Once you feel comfortable with the process - or if you are already comfortable - then the notes below will provide a few helpful tips for working with wood veneer paper.
The product I use is from ARC Craft and it is called White Birch Wood Veneer on 2 mil paper. Find it HERE.
All hearts start the same way - by tracing two heart templates onto the paper side of the wood veneer paper.
You may work with or against the wood grain. Both work. Both will weave equally well. But once woven, the hearts will behave in different ways as shown below.
Cut out two heart sections using scissors and then mark and draw the cut lines for the "legs" that will be woven together. Use an Xacto knife to cut the "legs" taking care to cut all the way through the paper and wood layers.
And now you are ready to weave!
The heart on the left was cut against the grain and the heart on the right was cut with the grain. The biggest difference occurs at the top of the basket.
A heart cut against the grain seems to create a top that will lay fairly flat - just a little curl which is quite pretty actually.
A heart cut with the grain will wrinkle at the top as you see above. Diane rather likes this best!!
If you like this "unadorned" natural look, attach a hanging loop with glue, and fill it with goodies!
Or, you can embroider little designs on some or all of the little squares!
Use a hard lead pencil and make very light lines at all the joins. Look carefully - I have tried to mark them darker so you can see. But light pencil is best because heavy lines will be difficult to remove with an eraser.
Mark each section of the weave on which you wish to place an embroidery design. I use little dots!
Now "un-weave" your basket!!! The wood veneer paper actually allows you to do this quite easily - in fact it seems easier than doing so with paper.
In my case, all my dots appeared on one heart section!
Notice all the little marked squares and the dots marking the squares on which I will create a little mini embroidery.
Use a thin needle to mark the holes in your design where your embroidery needle will be placed.
I actually sort of just did this step by eye, but certainly you could draw the design on the paper side and then make your needle holes.
If you look closely, you can see the configurations of needle holes for both stars and trees.
Complete the embroidery and re-weave the heart!
Note: In my experience, one strand of floss is the best choice so your stitches will not interfere with the weaving process.
Simple designs are best. Too many holes too close together will result in unwanted tears in the material.

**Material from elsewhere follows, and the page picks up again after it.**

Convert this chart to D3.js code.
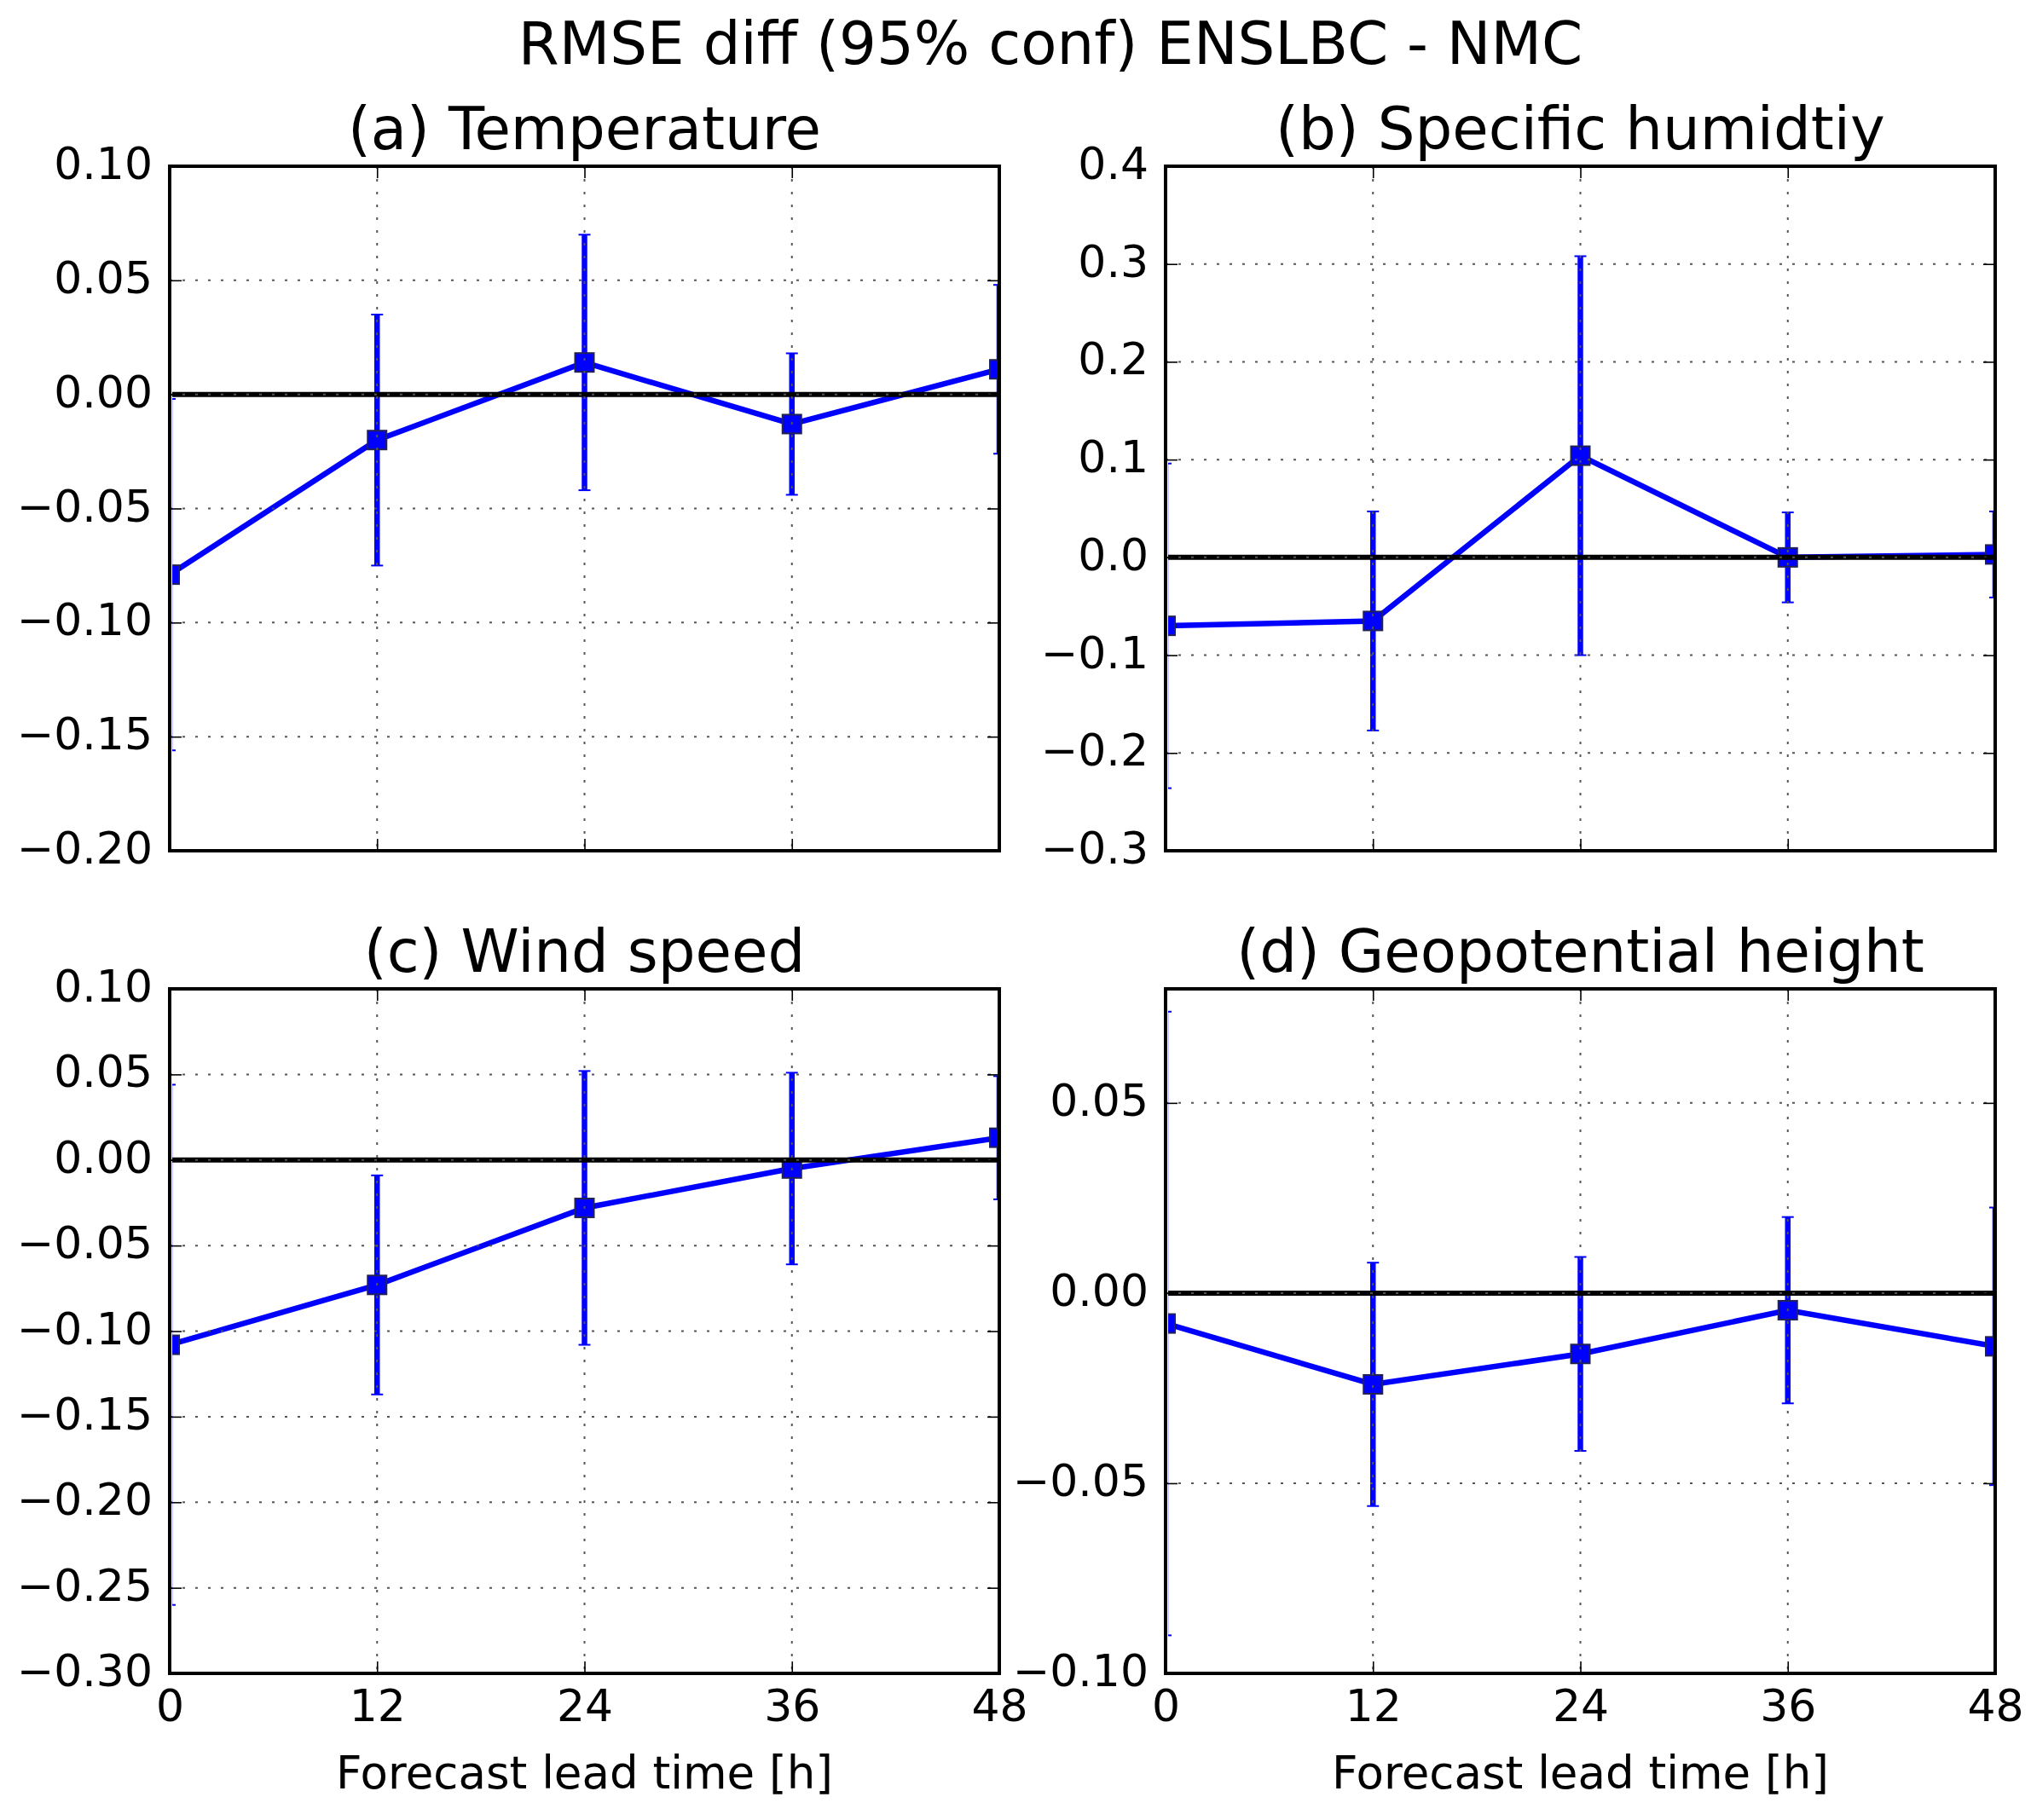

I have to admit this one is my favorite!!
I was delighted to find that craft scissors will easily cut beautiful edges. I cut only along the outside edges at the top of the heart and the strip for hanging. Haven't experimented with the "legs" - yet!
The wood side of the wood veneer paper will take color beautifully. The stain accentuates the wood grain which makes it even prettier!
Sharpies, gel pens, and Pitt pens are all great for adding small touches of color. However, to "wash" the entire surface of the heart template with color, a watercolor paint set designed for kids works well.
Apply the color as evenly or unevenly as you like.
Note that the wood veneer paper will curl almost any time it comes in contact with "wet" materials like paint or Mod Podge. But once the paint (or glue) is dry, a little time under a heavy book will cure the problem. In any case, once the heart is woven, the curl is gone anyway!
Weave the two sides of the heart together, attach a hanging loop and fill with goodies!
Someone could even make an Advent calendar garland using these little hearts! I am not going to because I already have 6 very active Advent Calendars and am currently occupied with a knitted Advent Tree designed by Alan Dart (which I am sharing later this month).
But "someone" could make one. I am just saying'.
Tomte knitted from a pattern by Alan Dart. Jultomtar.
Little birch wood hearts are fun to make! Pretty on trees! Great on packages! Cool as garland! Make some and share!!! I would love to see yours!!